If $(X_n)$ is i.i.d. and $ \frac1n\sum\limits_{k=1}^{n} {X_k}\to Y$ almost surely then $X_1$ is integrable (converse of SLLN)

Question

Let $(\Omega,\mathcal F,P)$ be a finite measure space.

Let $X_n:\Omega \rightarrow \mathbb R$ be a sequence of iid r.v's

I need to prove that if: $ n^{-1}\sum _{k=1}^{n} {X_k} $ converges almost surely to $Y$ then all $X_k$ have expectation.

If I understand correctly then $X_k$ has expectations means $X_k$ is in $\mathcal L^1(\Omega)$.

And I know that on finite measure space Converging in expectations is converging in $\mathcal L^1(\Omega)$ and it's stronger than almost sure convergence.

And I know that from linearity of expectation even if one of the sequence is not in $\mathcal L^1(\Omega)$ then $Y$ is not in $\mathcal L^1(\Omega)$.

How do I continue?

Answer 1

The statement is actually the converse of the strong law of large numbers.

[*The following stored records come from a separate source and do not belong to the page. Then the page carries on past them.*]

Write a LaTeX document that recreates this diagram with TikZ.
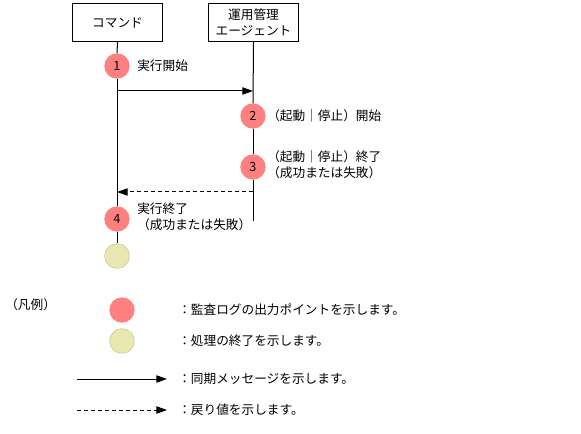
\documentclass[tikz,border=0pt]{standalone}
\usepackage{fontspec}
\setmainfont{Noto Sans CJK JP}
\usetikzlibrary{arrows.meta, positioning}
\definecolor{logpoint}{RGB}{255,128,128}
\definecolor{endpoint}{RGB}{232,232,176}
\definecolor{endline}{RGB}{205,205,150}
\tikzset{
  lifebox/.style={rectangle, draw=black, line width=0.75pt, fill=white, align=center,
    minimum width=67.5pt, minimum height=28.5pt, inner sep=0pt,
    font=\fontsize{9.5}{12}\selectfont},
  logdot/.style={circle, fill=logpoint, minimum size=19pt, inner sep=0pt,
    font=\fontsize{9.5}{10}\selectfont},
  enddot/.style={circle, fill=endpoint, draw=endline, line width=0.5pt, minimum size=18.5pt, inner sep=0pt},
  note/.style={align=left, anchor=west, inner sep=0pt, font=\fontsize{9.5}{12}\selectfont},
  lifeline/.style={draw=black, line width=0.75pt},
  syncarrow/.style={-{Triangle[length=8pt,width=5.5pt]}, line width=0.75pt},
  retarrow/.style={syncarrow, dash pattern=on 3pt off 2.25pt}
}

\begin{document}
\begin{tikzpicture}[x=0.75pt, y=-0.75pt]
  \useasboundingbox (0,0) rectangle (581,434);

  % lifeline heads
  \node[lifebox] (cmd) at (117.5,22.5) {コマンド};
  \node[lifebox] (agent) at (253.5,22.5) {運用管理\\エージェント};

  % audit log points
  \node[logdot] (p1) at (117,66) {1};
  \node[logdot] (p2) at (253,116) {2};
  \node[logdot] (p3) at (253,167) {3};
  \node[logdot] (p4) at (117,219) {4};
  \node[enddot] (done) at (117,256) {};

  \node[note] (t1) at (137,66) {実行開始};
  \node[note] (t2) at (267,116) {（起動｜停止）開始};
  \node[note] (t3) at (267,165) {（起動｜停止）終了\\（成功または失敗）};
  \node[note] (t4) at (137,217) {実行終了\\（成功または失敗）};

  \coordinate (cmdcall) at (117,91);
  \coordinate (agentcall) at (253,91);
  \coordinate (agentret) at (253,192);
  \coordinate (cmdret) at (117,192);
  \coordinate (agentend) at (253,221);

  \draw[lifeline] (cmd.south) -- (p1.north);
  \draw[lifeline] (p1.south) -- (p4.north);
  \draw[lifeline] (p4.south) -- (done.north);
  \draw[lifeline] (agent.south) -- (p2.north);
  \draw[lifeline] (p2.south) -- (p3.north);
  \draw[lifeline] (p3.south) -- (agentend);

  \draw[syncarrow] (cmdcall) -- (agentcall);
  \draw[retarrow] (agentret) -- (cmdret);

  % legend
  \node[note] (legend) at (5,305) {（凡例）};
  \node[logdot] (keylog) at (122,310) {};
  \node[enddot] (keyend) at (122,341) {};
  \coordinate (syncA) at (77,379);
  \coordinate (syncB) at (167,379);
  \coordinate (retA) at (77,410);
  \coordinate (retB) at (167,410);
  \draw[syncarrow] (syncA) -- (syncB);
  \draw[retarrow] (retA) -- (retB);

  \node[note] (klog) at (178,310) {：監査ログの出力ポイントを示します。};
  \node[note] (kend) at (178,341) {：処理の終了を示します。};
  \node[note] (ksync) at (178,379) {：同期メッセージを示します。};
  \node[note] (kret) at (178,410) {：戻り値を示します。};
\end{tikzpicture}
\end{document}
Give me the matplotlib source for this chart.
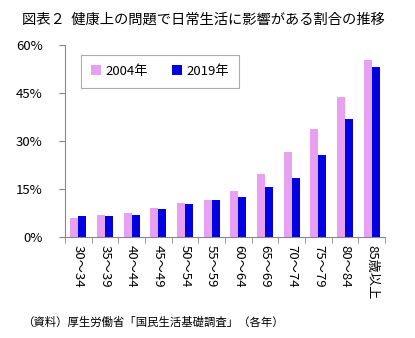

Let $(X_n)_{n \in \mathbb{N}}$ be a sequence of iid random variables and suppose that the sequence $S_n := \sum_{j=1}^n X_j$ satisfies $n^{-1} S_n \xrightarrow[]{n \to \infty} Y$ almost surely for some random variable $Y$. Then $$\mathbb{E}(|X_1|)<\infty.$$

Proof: Since $$\frac{X_n}{n} = \frac{S_n}{n} - \frac{n-1}{n} \frac{S_{n-1}}{n-1}$$ we find that $X_n/n$ converges to $0$ almost surely; in particular,

$$\mathbb{P} \left( \left| \frac{X_n}{n} \right| \geq 1 \, \, \text{infinitely often} \right)=0.$$

Applying the (converse) Borel-Cantelli lemma, we obtain

$$\sum_{n \geq 1} \mathbb{P}(|X_1| \geq n) = \sum_{n \geq 1} \mathbb{P} \left( \left| \frac{X_n}{n} \right| \geq 1 \right) < \infty.$$

As

$$\mathbb{E}(|X_1|) \leq 1 + \sum_{n \geq 1} \mathbb{P}(|X_1| \geq n)$$

(see e.g. this question for a proof of this inequality), this proves $\mathbb{E}(|X_1|)<\infty$.